Recorded data:
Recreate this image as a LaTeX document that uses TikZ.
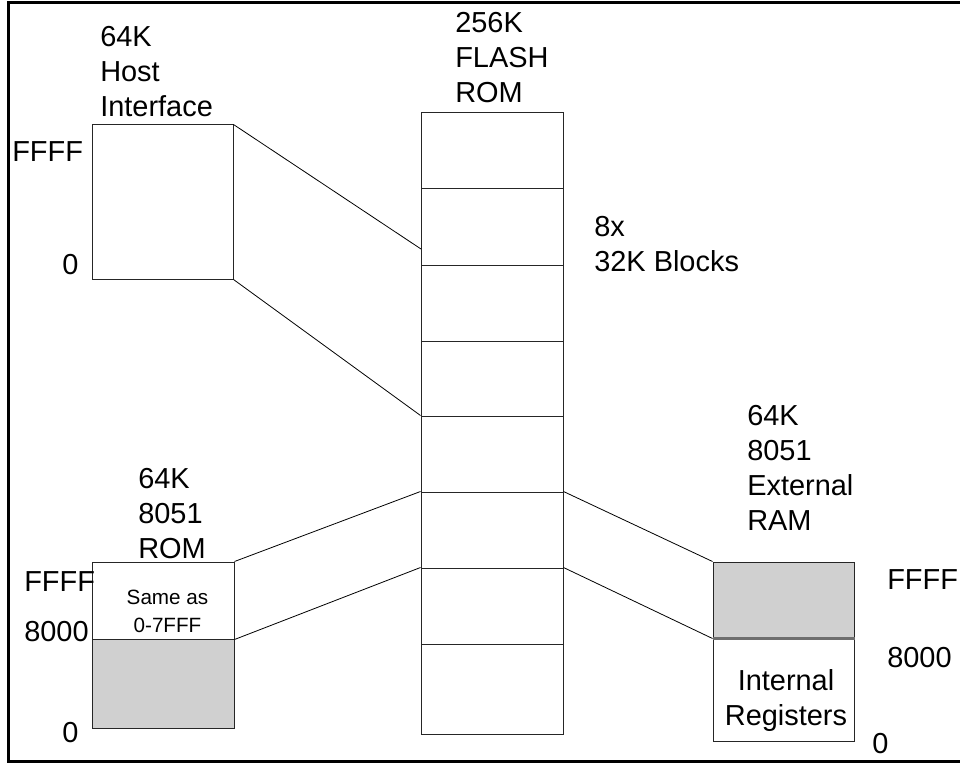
\documentclass[tikz,border=0pt]{standalone}
\usepackage{fontspec}
\setmainfont{Liberation Sans}
\usetikzlibrary{fit}
\definecolor{shade}{HTML}{D0D0D0}
\definecolor{divgray}{HTML}{6E6E6E}
\begin{document}
\begin{tikzpicture}[x=0.75pt,y=-0.75pt,
  memblock/.style={draw=black!85, line width=0.75pt, inner sep=0pt},
  shaded/.style={memblock, fill=shade},
  link/.style={draw=black, line width=0.6pt},
  big/.style={font=\fontsize{21.7}{26.25}\selectfont, inner sep=0pt, align=left},
  small/.style={font=\fontsize{15.5}{20.8}\selectfont, inner sep=0pt, align=center},
  addr/.style={font=\fontsize{21.7}{26.25}\selectfont, inner sep=0pt, anchor=base west}]
\useasboundingbox (0,0) rectangle (960,763);
% frame (right side lies beyond the picture)
\draw[line width=2.25pt] (980,3) -- (8,3) -- (8,761) -- (980,761);

% host interface
\node[memblock, fit={(92,125) (233,279)}] (host) {};
\node[big, anchor=north west] (hostlbl) at (100,26.3) {64K\\Host\\Interface};
\node[addr] (hostF) at (12,162) {FFFF};
\node[addr] (host0) at (62,274) {0};

% flash blocks
\node[memblock, fit={(421,113) (563,189)}] (f1) {};
\node[memblock, fit={(421,189) (563,265)}] (f2) {};
\node[memblock, fit={(421,265) (563,341)}] (f3) {};
\node[memblock, fit={(421,341) (563,416)}] (f4) {};
\node[memblock, fit={(421,416) (563,492)}] (f5) {};
\node[memblock, fit={(421,492) (563,568)}] (f6) {};
\node[memblock, fit={(421,568) (563,644)}] (f7) {};
\node[memblock, fit={(421,644) (563,734)}] (f8) {};
\node[big, anchor=north west] (flashlbl) at (455,12.3) {256K\\FLASH\\ROM};
\node[big, anchor=north west] (blkslbl) at (594,216.3) {8x\\32K Blocks};

% 8051 ROM
\node[memblock, fit={(92,562) (234,639)}] (romhi) {};
\node[shaded, fit={(92,639) (234,728)}] (romlo) {};
\node[small, anchor=north] (same) at (167.5,590.2) {Same as\\0-7FFF};
\node[big, anchor=north west] (romlbl) at (138,468.3) {64K\\8051\\ROM};
\node[addr] (romF) at (24,591) {FFFF};
\node[addr] (rom8) at (24,641) {8000};
\node[addr] (rom0) at (62,742) {0};

% 8051 external RAM
\node[shaded, fit={(713,562) (854,638)}] (ramhi) {};
\node[memblock, fit={(713,638) (854,741)}] (ramlo) {};
\draw[divgray, line width=2.2pt] (ramhi.south west) -- (ramhi.south east);
\node[big, align=center, anchor=north] (ramreg) at (786,669.3) {Internal\\Registers};
\node[big, anchor=north west] (ramlbl) at (747,405.3) {64K\\8051\\External\\RAM};
\node[addr] (ramF) at (887,589) {FFFF};
\node[addr] (ram8) at (887,667) {8000};
\node[addr] (ram0) at (872,753) {0};

% connectors
\coordinate (hostend) at (421,249);
\draw[link] (host.north east) -- (hostend);
\draw[link] (host.south east) -- (f5.north west);
\draw[link] (romhi.north east) -- (f6.north west);
\draw[link] (romhi.south east) -- (f7.north west);
\draw[link] (f6.north east) -- (ramhi.north west);
\draw[link] (f7.north east) -- (ramhi.south west);
\end{tikzpicture}
\end{document}
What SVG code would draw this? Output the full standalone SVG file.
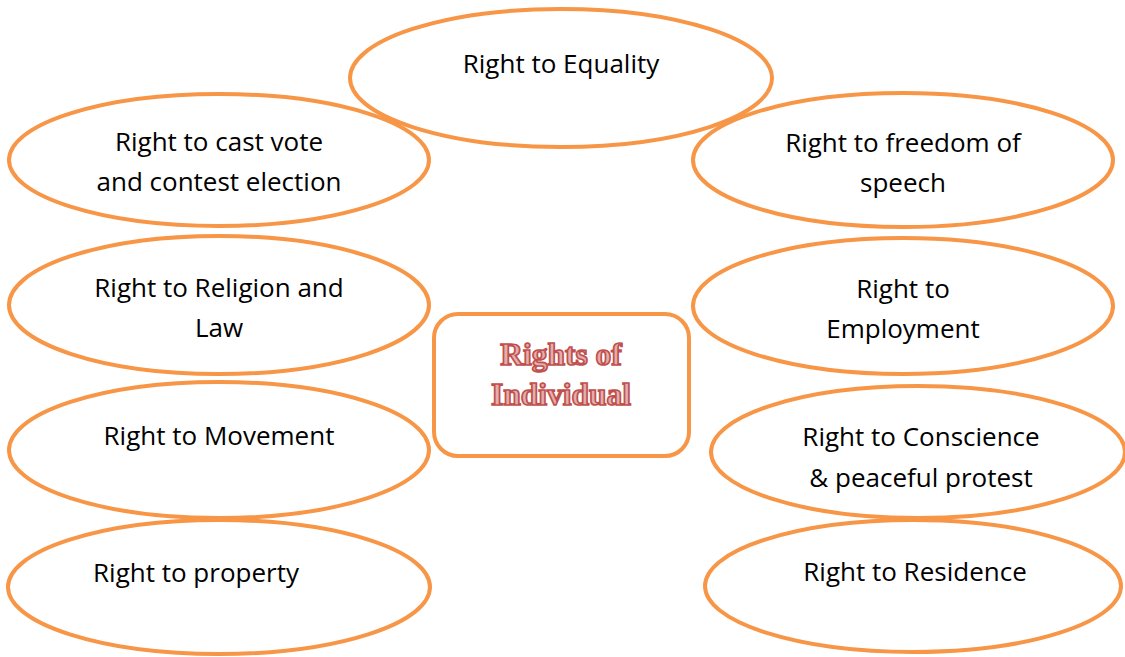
<svg xmlns="http://www.w3.org/2000/svg" width="1125" height="657" viewBox="0 0 1125 657">
<style>
.o{fill:none;stroke:#F79646;stroke-width:4}
.t{font-family:"Open Sans","Liberation Sans",sans-serif;font-size:26px;fill:#000;text-anchor:middle}
.h{font-family:"Liberation Serif",serif;font-weight:bold;font-size:31.5px;fill:#E3AEAC;stroke:#C0504D;stroke-width:1.7;text-anchor:middle}
</style>
<rect width="1125" height="657" fill="#fff"/>
<g id="connectors"/>
<g id="equality"><ellipse class="o" cx="561" cy="78" rx="211" ry="69"/><text class="t" x="561" y="73">Right to Equality</text></g>
<g id="vote"><ellipse class="o" cx="219" cy="160" rx="210" ry="66"/><text class="t" x="219" y="151">Right to cast vote</text><text class="t" x="219" y="191">and contest election</text></g>
<g id="religion"><ellipse class="o" cx="219" cy="305" rx="210" ry="69"/><text class="t" x="219" y="297">Right to Religion and</text><text class="t" x="219" y="337">Law</text></g>
<g id="movement"><ellipse class="o" cx="219" cy="450" rx="210" ry="68"/><text class="t" x="219" y="445">Right to Movement</text></g>
<g id="property"><ellipse class="o" cx="219" cy="587" rx="211" ry="67"/><text class="t" x="196" y="582">Right to property</text></g>
<g id="speech"><ellipse class="o" cx="903" cy="160" rx="210" ry="67"/><text class="t" x="903" y="152">Right to freedom of</text><text class="t" x="903" y="192">speech</text></g>
<g id="employment"><ellipse class="o" cx="903" cy="306" rx="210" ry="68"/><text class="t" x="903" y="298">Right to</text><text class="t" x="903" y="338">Employment</text></g>
<g id="conscience"><ellipse class="o" cx="918" cy="452" rx="207" ry="66"/><text class="t" x="921" y="446">Right to Conscience</text><text class="t" x="921" y="487">&amp; peaceful protest</text></g>
<g id="residence"><ellipse class="o" cx="913" cy="586" rx="208" ry="66"/><text class="t" x="915" y="581">Right to Residence</text></g>
<g id="center"><rect class="o" x="434" y="314" width="255" height="142" rx="24" ry="24"/><text class="h" x="561" y="365">Rights of</text><text class="h" x="561" y="405">Individual</text></g>
</svg>
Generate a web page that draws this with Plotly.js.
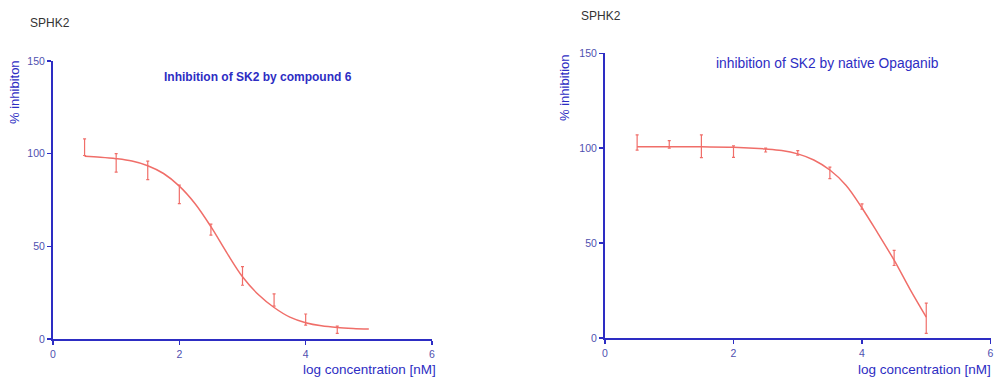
<!DOCTYPE html>
<html><head><meta charset="utf-8">
<script src="https://cdn.plot.ly/plotly-3.0.1.min.js"></script>
<style>html,body{margin:0;padding:0;background:#fff}#c{width:995px;height:377px}</style>
</head><body><div id="c"></div>
<script>
// Left panel: compound 6
const doseA = [0.5, 1, 1.5, 2, 2.5, 3, 3.5, 4, 4.5];
const meanA = [103.5, 95, 91, 78, 59, 34, 21, 10.5, 5];
const errA  = [4.5, 5, 5, 5, 3, 5, 3.3, 3, 2];
const fitXA = [0.5,0.75,1,1.25,1.5,1.75,2,2.25,2.5,2.75,3,3.25,3.5,3.75,4,4.25,4.5,4.75,5];
const fitYA = [98.6,98.1,97.3,96,93.5,89.3,82.5,73,60.6,46.6,33.6,24,17,11.8,8.8,7.1,6.2,5.7,5.4];
// Right panel: native Opaganib
const doseB = [0.5, 1, 1.5, 2, 2.5, 3, 3.5, 4, 4.5, 5];
const meanB = [103, 102, 101, 98.2, 99, 97.5, 87, 69.3, 42.2, 10.4];
const errB  = [4, 2, 6, 3, 1, 1.2, 3, 1.4, 4, 8];
const fitXB = [0.5,1,1.5,2,2.5,2.75,3,3.25,3.5,3.75,4,4.25,4.5,4.75,5];
const fitYB = [100.8,100.8,100.7,100.5,99.6,98.8,97,93.8,88.5,80.5,68.5,55,41,25.5,11];

const xTicks = [0, 2, 4, 6];
const yTicks = [0, 50, 100, 150];

const RED = 'rgb(240,110,105)';
const BLUE = 'rgb(45,45,195)';
const TICKC = 'rgb(80,80,175)';

function errTrace(x, y, e, xa, ya) {
  return {x, y, xaxis: xa, yaxis: ya, type: 'scatter', mode: 'markers',
    marker: {size: 2, color: RED, opacity: 0},
    error_y: {type: 'data', array: e, visible: true, color: RED, thickness: 1.2, width: 1.5},
    hoverinfo: 'skip', showlegend: false};
}
function fitTrace(x, y, xa, ya) {
  return {x, y, xaxis: xa, yaxis: ya, type: 'scatter', mode: 'lines',
    line: {color: RED, width: 1.5, shape: 'spline', smoothing: 1},
    hoverinfo: 'skip', showlegend: false};
}

const data = [
  fitTrace(fitXA, fitYA, 'x', 'y'),
  errTrace(doseA, meanA, errA, 'x', 'y'),
  fitTrace(fitXB, fitYB, 'x2', 'y2'),
  errTrace(doseB, meanB, errB, 'x2', 'y2')
];

function xax(dom, anchor) {
  return {domain: dom, anchor, range: [0, 6], tickvals: xTicks, ticktext: xTicks.map(String),
    showline: true, linecolor: BLUE, linewidth: 2, ticks: 'outside', ticklen: 4, tickwidth: 1.5,
    tickcolor: BLUE, showgrid: false, zeroline: false,
    tickfont: {family: 'Liberation Sans, Arial, sans-serif', size: 10.5, color: TICKC}};
}
function yax(dom, anchor) {
  return {domain: dom, anchor, range: [0, 150], tickvals: yTicks, ticktext: yTicks.map(String),
    showline: true, linecolor: BLUE, linewidth: 2, ticks: 'outside', ticklen: 4, tickwidth: 1.5,
    tickcolor: BLUE, showgrid: false, zeroline: false,
    tickfont: {family: 'Liberation Sans, Arial, sans-serif', size: 10.5, color: TICKC}};
}

const F = 'Liberation Sans, Arial, sans-serif';
const ann = (o) => Object.assign({xref: 'paper', yref: 'paper', showarrow: false}, o);
const px = (v) => v / 995, py = (v) => 1 - v / 377;

const layout = {
  width: 995, height: 377, margin: {l: 0, r: 0, t: 0, b: 0},
  paper_bgcolor: '#fff', plot_bgcolor: '#fff', showlegend: false,
  xaxis: xax([px(53), px(432)], 'y'),
  yaxis: yax([py(339), py(61)], 'x'),
  xaxis2: xax([px(605), px(990.5)], 'y2'),
  yaxis2: yax([py(338), py(53.3)], 'x2'),
  annotations: [
    ann({x: px(28), y: py(23), xanchor: 'left', yanchor: 'middle', text: 'SPHK2',
      font: {family: F, size: 12, color: '#333'}}),
    ann({x: px(579), y: py(16), xanchor: 'left', yanchor: 'middle', text: 'SPHK2',
      font: {family: F, size: 12, color: '#333'}}),
    ann({x: px(162), y: py(77), xanchor: 'left', yanchor: 'middle', text: '<b>Inhibition of SK2 by compound 6</b>',
      font: {family: F, size: 12, color: BLUE}}),
    ann({x: px(714), y: py(63), xanchor: 'left', yanchor: 'middle', text: 'inhibition of SK2 by native Opaganib',
      font: {family: F, size: 13.8, color: BLUE}}),
    ann({x: px(15), y: py(92), xanchor: 'center', yanchor: 'middle', textangle: -90, text: '% inhibiton',
      font: {family: F, size: 13, color: BLUE}}),
    ann({x: px(564), y: py(88), xanchor: 'center', yanchor: 'middle', textangle: -90, text: '% inhibition',
      font: {family: F, size: 13, color: BLUE}}),
    ann({x: px(438), y: py(369), xanchor: 'right', yanchor: 'middle', text: 'log concentration [nM]',
      font: {family: F, size: 13.5, color: BLUE}}),
    ann({x: px(993), y: py(369), xanchor: 'right', yanchor: 'middle', text: 'log concentration [nM]',
      font: {family: F, size: 13.5, color: BLUE}})
  ]
};

Plotly.newPlot('c', data, layout, {displayModeBar: false, staticPlot: true});
</script></body></html>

> [Problem requirements] Pictures excluded, repeat exactly the lines from the top of the material through the line with "(8,761) -- (980,761);", including both of those lines.

> [Answer for the task]
Recreate this image as a LaTeX document that uses TikZ.
\documentclass[tikz,border=0pt]{standalone}
\usepackage{fontspec}
\setmainfont{Liberation Sans}
\usetikzlibrary{fit}
\definecolor{shade}{HTML}{D0D0D0}
\definecolor{divgray}{HTML}{6E6E6E}
\begin{document}
\begin{tikzpicture}[x=0.75pt,y=-0.75pt,
  memblock/.style={draw=black!85, line width=0.75pt, inner sep=0pt},
  shaded/.style={memblock, fill=shade},
  link/.style={draw=black, line width=0.6pt},
  big/.style={font=\fontsize{21.7}{26.25}\selectfont, inner sep=0pt, align=left},
  small/.style={font=\fontsize{15.5}{20.8}\selectfont, inner sep=0pt, align=center},
  addr/.style={font=\fontsize{21.7}{26.25}\selectfont, inner sep=0pt, anchor=base west}]
\useasboundingbox (0,0) rectangle (960,763);
% frame (right side lies beyond the picture)
\draw[line width=2.25pt] (980,3) -- (8,3) -- (8,761) -- (980,761);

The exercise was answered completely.